The implications of this legal saga are far-reaching. For Kalshi, an unfavorable ruling could severely restrict its ability to operate in key markets, potentially undermining its business model and growth prospects. For the broader prediction market industry, the outcome will likely establish a critical precedent, influencing how these platforms are regulated across the United States. A decision favoring Nevada could embolden other states to pursue similar enforcement actions, creating a fragmented and challenging regulatory landscape. Conversely, a ruling affirming the CFTC’s exclusive jurisdiction would provide a clearer, potentially more favorable, federal framework for innovation in this space.
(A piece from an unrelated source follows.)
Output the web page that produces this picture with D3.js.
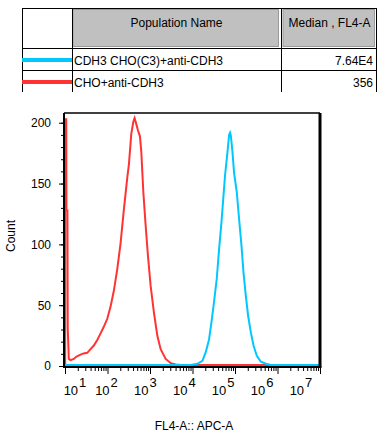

This ongoing conflict underscores the urgent need for clearer legislative or regulatory guidance at the federal level to reconcile the innovative nature of prediction markets with existing legal frameworks designed for either traditional finance or traditional gambling. The resolution of the Kalshi v. Nevada lawsuit, therefore, will not only impact the companies directly involved but will undoubtedly shape the future trajectory of the entire prediction market ecosystem in the United States.